In an interview to the magazine ‘India Strategic’, Admiral Lanba said that air surveillance capability is an important subset of naval operations and that while the proposal was on the table, he could not disclose the required numbers.
His predecessors have spoken of a requirement of 30 Long-Range Maritime Reconnaissance(LRMR) aircraft, under which the navy has already inducted eight aircraft and placed an order for four more.
The Navy had ordered eight P-8I aircraft in 2009 for $2.1 billion along with a training package. Weapons and torpedoes were extra as needed, and then, under the Options Clause, four more aircraft were ordered in August 2016.
The standard delivery schedule begins within three years of signing a contract and making the first payment. Boeing has said that it delivered the first lot of eight aircraft “on time, on cost” and helped set up their base at the INS Rajali Naval Air Station at Arakkonam in Tamil Nadu.

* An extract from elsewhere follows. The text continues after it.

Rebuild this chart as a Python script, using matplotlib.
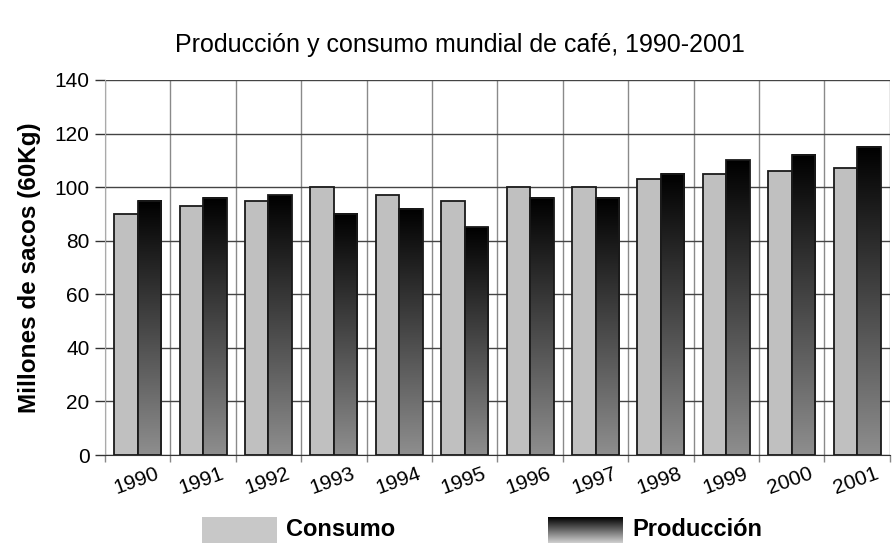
import matplotlib
matplotlib.use("Agg")
import matplotlib.pyplot as plt
import numpy as np
from matplotlib.colors import LinearSegmentedColormap
from matplotlib.patches import Rectangle

years = ["1990", "1991", "1992", "1993", "1994", "1995", "1996", "1997", "1998", "1999", "2000", "2001"]
consumo = [90, 93, 95, 100, 97, 95, 100, 100, 103, 105, 106, 107]
produccion = [95, 96, 97, 90, 92, 85, 96, 96, 105, 110, 112, 115]
yticks = [0, 20, 40, 60, 80, 100, 120, 140]

plt.rcParams['font.family'] = ['Liberation Sans', 'DejaVu Sans']

fig = plt.figure(figsize=(8.94, 5.43), dpi=100)
ax = fig.add_axes([0.1174, 0.162, 0.878, 0.6907])

x = np.arange(len(years))
w = 0.36
cmap = LinearSegmentedColormap.from_list("g", ["#8e8e8e", "#000000"])
grad = np.linspace(0, 1, 256).reshape(-1, 1)

ax.bar(x - w / 2, consumo, width=w, color="#c0c0c0", edgecolor="#1a1a1a", linewidth=1.3, zorder=3)
for xi, v in zip(x, produccion):
    ax.imshow(grad, extent=[xi, xi + w, 0, v], origin="lower", cmap=cmap, aspect="auto", zorder=3)
ax.bar(x + w / 2, produccion, width=w, color="none", edgecolor="#1a1a1a", linewidth=1.3, zorder=4)

ax.set_xlim(-0.5, len(years) - 0.5)
ax.set_ylim(0, 140)
ax.set_aspect("auto")
ax.set_yticks(yticks)
ax.set_yticklabels([str(t) for t in yticks], fontsize=15)
ax.tick_params(axis="y", length=7, width=1, color="#333333", pad=4)

# vertical gridlines at category boundaries
ax.set_xticks(np.arange(len(years) + 1) - 0.5)
ax.set_xticklabels([])
ax.tick_params(axis="x", length=5, width=1, color="#888888")
ax.grid(axis="x", color="#8a8a8a", linewidth=1, zorder=1)
ax.grid(axis="y", color="#444444", linewidth=1, zorder=1)
for xi, lab in zip(x, years):
    ax.text(xi - 0.02, -3.5, lab, rotation=20, ha="center", va="top", fontsize=15,
            transform=ax.transData)

for s in ["top", "right"]:
    ax.spines[s].set_visible(False)
ax.spines["left"].set_color("#aaaaaa")
ax.spines["bottom"].set_color("#333333")

ax.set_ylabel("Millones de sacos (60Kg)", fontsize=17.5, fontweight="bold", labelpad=10)
fig.text(460 / 894, 1 - 45 / 543, "Producción y consumo mundial de café, 1990-2001",
         ha="center", va="center", fontsize=18)

# legend
fig.patches.append(Rectangle((202 / 894, 0), 75 / 894, 26 / 543, transform=fig.transFigure,
                             facecolor="#c8c8c8", edgecolor="none"))
fig.text(286 / 894, 14 / 543, "Consumo", fontsize=17, fontweight="bold", va="center", ha="left")
lax = fig.add_axes([548 / 894, 0, 74 / 894, 26 / 543])
lax.imshow(grad, cmap=LinearSegmentedColormap.from_list("l", ["#d0d0d0", "#000000"]),
           origin="lower", aspect="auto", extent=[0, 1, 0, 1])
lax.axis("off")
fig.text(632 / 894, 14 / 543, "Producción", fontsize=17, fontweight="bold", va="center", ha="left")

fig.savefig("out.png", dpi=100)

Boeing had been awarded a three-year contract in June last year for engineering and logistics support for the P-8I fleet. In January 2018, the Navy has been given approximately Rs 2,000 crore (almost $315 million) for a Training Solution along with a 10-year package for comprehensive maintenance service.
The training facility at INS Rajali will be the third of its kind after those in the US and Australia, and will train pilots, observers and ordnance and technical personnel. Spread over 60,000 sq ft, the facility would be completed by 2021.
A Training Simulator to be set up at the Naval Institute of Aeronautical Technology (NIAT), Kochi, for ab-initio training of the technical personnel is part of the package.
Built on the Boeing 737 frame, the P8-I is capable of detecting and destroying hostile submarines deep under the water. It has 11 hard points for carrying Harpoon anti-shipping missiles and depth charges, and five stations in the weapons bay for Raytheon-supplied Mk-54 torpedoes. Two hard points upfront are for Search and Rescue equipment.